GIVEN REQUEST: With the pictures left out, copy the listing below exactly.
--
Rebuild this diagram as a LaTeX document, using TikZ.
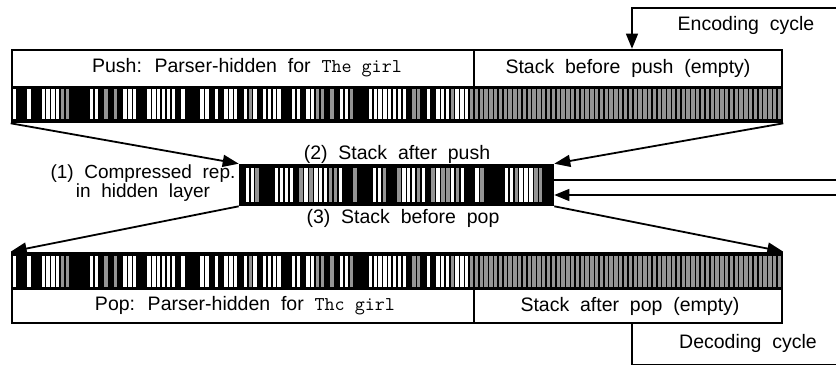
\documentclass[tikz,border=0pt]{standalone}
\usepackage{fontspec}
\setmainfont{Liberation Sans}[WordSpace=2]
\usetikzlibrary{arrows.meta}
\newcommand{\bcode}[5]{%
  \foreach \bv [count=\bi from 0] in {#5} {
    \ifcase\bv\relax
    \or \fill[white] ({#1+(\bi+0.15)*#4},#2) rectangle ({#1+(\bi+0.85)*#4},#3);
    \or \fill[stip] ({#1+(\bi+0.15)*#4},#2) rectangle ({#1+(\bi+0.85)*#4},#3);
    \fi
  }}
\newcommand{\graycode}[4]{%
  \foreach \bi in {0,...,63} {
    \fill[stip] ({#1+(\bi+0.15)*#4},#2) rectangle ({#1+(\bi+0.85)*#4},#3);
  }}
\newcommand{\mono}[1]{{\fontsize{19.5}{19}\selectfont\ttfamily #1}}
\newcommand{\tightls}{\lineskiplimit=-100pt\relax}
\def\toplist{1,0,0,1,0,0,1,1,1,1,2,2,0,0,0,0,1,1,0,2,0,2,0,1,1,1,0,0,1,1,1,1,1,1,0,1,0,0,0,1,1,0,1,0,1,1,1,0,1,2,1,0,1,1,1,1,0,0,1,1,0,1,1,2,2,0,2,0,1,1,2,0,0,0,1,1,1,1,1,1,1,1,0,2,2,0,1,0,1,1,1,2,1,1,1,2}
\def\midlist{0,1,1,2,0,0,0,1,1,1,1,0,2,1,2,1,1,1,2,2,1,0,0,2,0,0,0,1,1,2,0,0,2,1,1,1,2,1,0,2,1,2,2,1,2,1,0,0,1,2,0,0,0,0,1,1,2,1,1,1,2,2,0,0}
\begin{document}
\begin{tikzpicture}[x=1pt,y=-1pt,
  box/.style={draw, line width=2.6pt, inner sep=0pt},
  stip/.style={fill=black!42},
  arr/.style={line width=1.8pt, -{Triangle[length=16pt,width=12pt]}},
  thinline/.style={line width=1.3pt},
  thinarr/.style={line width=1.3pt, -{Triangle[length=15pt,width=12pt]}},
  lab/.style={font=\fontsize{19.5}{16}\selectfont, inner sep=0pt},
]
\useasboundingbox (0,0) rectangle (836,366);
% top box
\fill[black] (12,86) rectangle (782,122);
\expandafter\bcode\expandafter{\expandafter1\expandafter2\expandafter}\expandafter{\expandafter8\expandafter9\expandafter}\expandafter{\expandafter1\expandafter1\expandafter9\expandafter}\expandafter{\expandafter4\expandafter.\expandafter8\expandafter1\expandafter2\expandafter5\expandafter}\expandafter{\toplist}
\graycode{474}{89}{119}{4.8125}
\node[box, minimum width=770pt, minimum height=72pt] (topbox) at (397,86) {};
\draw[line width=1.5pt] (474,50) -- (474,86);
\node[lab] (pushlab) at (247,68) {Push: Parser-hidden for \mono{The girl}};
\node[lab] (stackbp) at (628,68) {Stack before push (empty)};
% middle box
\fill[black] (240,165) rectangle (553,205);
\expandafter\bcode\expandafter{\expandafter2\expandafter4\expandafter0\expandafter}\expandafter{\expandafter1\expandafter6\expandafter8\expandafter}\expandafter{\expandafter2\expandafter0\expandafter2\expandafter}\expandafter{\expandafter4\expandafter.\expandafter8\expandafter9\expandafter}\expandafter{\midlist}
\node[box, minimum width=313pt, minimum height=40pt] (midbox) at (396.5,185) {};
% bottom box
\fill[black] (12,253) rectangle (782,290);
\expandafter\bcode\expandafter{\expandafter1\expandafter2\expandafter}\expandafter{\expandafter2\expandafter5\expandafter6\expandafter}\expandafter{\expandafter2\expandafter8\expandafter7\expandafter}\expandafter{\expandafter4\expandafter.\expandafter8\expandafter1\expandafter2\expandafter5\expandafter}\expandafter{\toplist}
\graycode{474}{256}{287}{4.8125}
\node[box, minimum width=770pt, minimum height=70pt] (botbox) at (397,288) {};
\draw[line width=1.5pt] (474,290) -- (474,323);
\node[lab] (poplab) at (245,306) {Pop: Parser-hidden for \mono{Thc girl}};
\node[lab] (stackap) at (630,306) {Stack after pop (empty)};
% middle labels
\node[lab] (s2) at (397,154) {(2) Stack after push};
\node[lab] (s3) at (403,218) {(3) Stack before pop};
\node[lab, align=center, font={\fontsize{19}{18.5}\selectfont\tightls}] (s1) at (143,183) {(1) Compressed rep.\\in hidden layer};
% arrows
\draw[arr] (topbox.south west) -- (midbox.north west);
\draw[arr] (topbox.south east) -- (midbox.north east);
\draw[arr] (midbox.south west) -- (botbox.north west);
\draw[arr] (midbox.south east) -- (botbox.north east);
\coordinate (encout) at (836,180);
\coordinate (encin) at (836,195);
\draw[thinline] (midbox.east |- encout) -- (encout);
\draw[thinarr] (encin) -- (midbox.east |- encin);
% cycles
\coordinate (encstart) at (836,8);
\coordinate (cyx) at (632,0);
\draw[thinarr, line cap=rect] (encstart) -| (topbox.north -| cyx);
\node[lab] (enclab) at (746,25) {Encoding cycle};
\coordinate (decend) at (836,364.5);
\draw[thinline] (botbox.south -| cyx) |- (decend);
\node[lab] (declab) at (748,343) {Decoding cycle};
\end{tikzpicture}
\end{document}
--
FINISHED EXERCISE:
Rebuild this diagram as a LaTeX document, using TikZ.
\documentclass[tikz,border=0pt]{standalone}
\usepackage{fontspec}
\setmainfont{Liberation Sans}[WordSpace=2]
\usetikzlibrary{arrows.meta}
\newcommand{\bcode}[5]{%
  \foreach \bv [count=\bi from 0] in {#5} {
    \ifcase\bv\relax
    \or \fill[white] ({#1+(\bi+0.15)*#4},#2) rectangle ({#1+(\bi+0.85)*#4},#3);
    \or \fill[stip] ({#1+(\bi+0.15)*#4},#2) rectangle ({#1+(\bi+0.85)*#4},#3);
    \fi
  }}
\newcommand{\graycode}[4]{%
  \foreach \bi in {0,...,63} {
    \fill[stip] ({#1+(\bi+0.15)*#4},#2) rectangle ({#1+(\bi+0.85)*#4},#3);
  }}
\newcommand{\mono}[1]{{\fontsize{19.5}{19}\selectfont\ttfamily #1}}
\newcommand{\tightls}{\lineskiplimit=-100pt\relax}
\def\toplist{1,0,0,1,0,0,1,1,1,1,2,2,0,0,0,0,1,1,0,2,0,2,0,1,1,1,0,0,1,1,1,1,1,1,0,1,0,0,0,1,1,0,1,0,1,1,1,0,1,2,1,0,1,1,1,1,0,0,1,1,0,1,1,2,2,0,2,0,1,1,2,0,0,0,1,1,1,1,1,1,1,1,0,2,2,0,1,0,1,1,1,2,1,1,1,2}
\def\midlist{0,1,1,2,0,0,0,1,1,1,1,0,2,1,2,1,1,1,2,2,1,0,0,2,0,0,0,1,1,2,0,0,2,1,1,1,2,1,0,2,1,2,2,1,2,1,0,0,1,2,0,0,0,0,1,1,2,1,1,1,2,2,0,0}
\begin{document}
\begin{tikzpicture}[x=1pt,y=-1pt,
  box/.style={draw, line width=2.6pt, inner sep=0pt},
  stip/.style={fill=black!42},
  arr/.style={line width=1.8pt, -{Triangle[length=16pt,width=12pt]}},
  thinline/.style={line width=1.3pt},
  thinarr/.style={line width=1.3pt, -{Triangle[length=15pt,width=12pt]}},
  lab/.style={font=\fontsize{19.5}{16}\selectfont, inner sep=0pt},
]
\useasboundingbox (0,0) rectangle (836,366);
% top box
\fill[black] (12,86) rectangle (782,122);
\expandafter\bcode\expandafter{\expandafter1\expandafter2\expandafter}\expandafter{\expandafter8\expandafter9\expandafter}\expandafter{\expandafter1\expandafter1\expandafter9\expandafter}\expandafter{\expandafter4\expandafter.\expandafter8\expandafter1\expandafter2\expandafter5\expandafter}\expandafter{\toplist}
\graycode{474}{89}{119}{4.8125}
\node[box, minimum width=770pt, minimum height=72pt] (topbox) at (397,86) {};
\draw[line width=1.5pt] (474,50) -- (474,86);
\node[lab] (pushlab) at (247,68) {Push: Parser-hidden for \mono{The girl}};
\node[lab] (stackbp) at (628,68) {Stack before push (empty)};
% middle box
\fill[black] (240,165) rectangle (553,205);
\expandafter\bcode\expandafter{\expandafter2\expandafter4\expandafter0\expandafter}\expandafter{\expandafter1\expandafter6\expandafter8\expandafter}\expandafter{\expandafter2\expandafter0\expandafter2\expandafter}\expandafter{\expandafter4\expandafter.\expandafter8\expandafter9\expandafter}\expandafter{\midlist}
\node[box, minimum width=313pt, minimum height=40pt] (midbox) at (396.5,185) {};
% bottom box
\fill[black] (12,253) rectangle (782,290);
\expandafter\bcode\expandafter{\expandafter1\expandafter2\expandafter}\expandafter{\expandafter2\expandafter5\expandafter6\expandafter}\expandafter{\expandafter2\expandafter8\expandafter7\expandafter}\expandafter{\expandafter4\expandafter.\expandafter8\expandafter1\expandafter2\expandafter5\expandafter}\expandafter{\toplist}
\graycode{474}{256}{287}{4.8125}
\node[box, minimum width=770pt, minimum height=70pt] (botbox) at (397,288) {};
\draw[line width=1.5pt] (474,290) -- (474,323);
\node[lab] (poplab) at (245,306) {Pop: Parser-hidden for \mono{Thc girl}};
\node[lab] (stackap) at (630,306) {Stack after pop (empty)};
% middle labels
\node[lab] (s2) at (397,154) {(2) Stack after push};
\node[lab] (s3) at (403,218) {(3) Stack before pop};
\node[lab, align=center, font={\fontsize{19}{18.5}\selectfont\tightls}] (s1) at (143,183) {(1) Compressed rep.\\in hidden layer};
% arrows
\draw[arr] (topbox.south west) -- (midbox.north west);
\draw[arr] (topbox.south east) -- (midbox.north east);
\draw[arr] (midbox.south west) -- (botbox.north west);
\draw[arr] (midbox.south east) -- (botbox.north east);
\coordinate (encout) at (836,180);
\coordinate (encin) at (836,195);
\draw[thinline] (midbox.east |- encout) -- (encout);
\draw[thinarr] (encin) -- (midbox.east |- encin);
% cycles
\coordinate (encstart) at (836,8);
\coordinate (cyx) at (632,0);
\draw[thinarr, line cap=rect] (encstart) -| (topbox.north -| cyx);
\node[lab] (enclab) at (746,25) {Encoding cycle};
\coordinate (decend) at (836,364.5);
\draw[thinline] (botbox.south -| cyx) |- (decend);
\node[lab] (declab) at (748,343) {Decoding cycle};
\end{tikzpicture}
\end{document}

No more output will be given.